By coming back from a 12-point fourth-quarter deficit to beat Indiana, the Celtics broke a playoff slump of 33 straight losses when trailing by 11 or more points in the fourth quarter. The streak dates back to their 21-point comeback to beat the Nets in Game 3 of the 2002 Eastern Conference Finals.
Leaving Hoosier roots
It’s now a part of Brad Stevens lore that the Celtics coach wore No. 31 in high school in honor of Pacers legend Reggie Miller.
And though he’s returned to Indianapolis repeatedly in his NBA coaching career, he’s about to undergo his first prolonged experience as an opponent in his home state thanks to the Celtics’ first-round series against the Pacers.

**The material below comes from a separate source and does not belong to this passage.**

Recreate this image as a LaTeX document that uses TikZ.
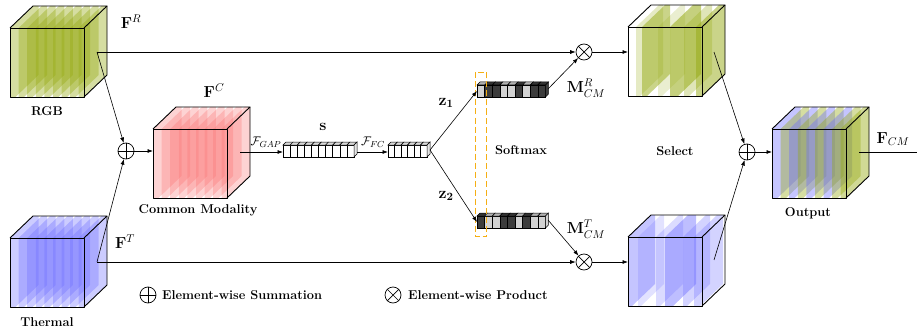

“I think if I would I’d say it’s surreal, right?” he said before Wednesday night’s game. “Because I’m an Indiana kid and basketball in that state is really, really important to me. That being said, (I) stay in this world of focus ahead and focus on what’s next and I’ll look back on it after the fact. When we go to Indiana, I’ll be holed up in my hotel room and I’ll see people in the summer. We got a job to do, so we’re really focused on that.”
A familiar place
The Celtics had something of a double bonus heading into this series, starting with the education from reaching the conference finals each of the last two seasons. Then there’s the benefit of playing Indiana twice over the last month of the regular season.
“I just think you know what you want to get in prior to the start of a series,” Stevens said of preparation. “You know – or you try to keep it to only what’s important. And I think one of the things I’ve learned over time – and I think you know this, but it becomes even more obvious – the first year we played in the playoffs when we were the seven-seed against LeBron (James) and Kyrie (Irving) and that group, obviously we were not at their level, but at the end of the day it was still transitioning and rebounding that beats you.

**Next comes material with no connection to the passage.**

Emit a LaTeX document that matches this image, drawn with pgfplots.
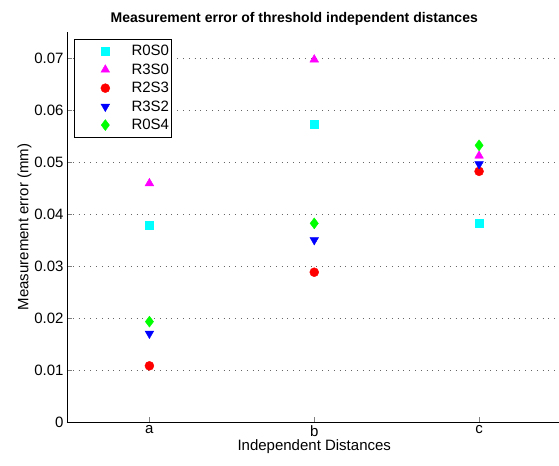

“So all this stuff, the talk about different things people can do technically and everything else, you still have to play with incredible discipline on the glass and in transition,” he said. “And part of that is taking care of the ball. So yes, the preparation, you need to get in what you need to get in. But you need to be able to play this fast game with a clear mind and fresh legs, and I think that’s a big, big part of our preparation.”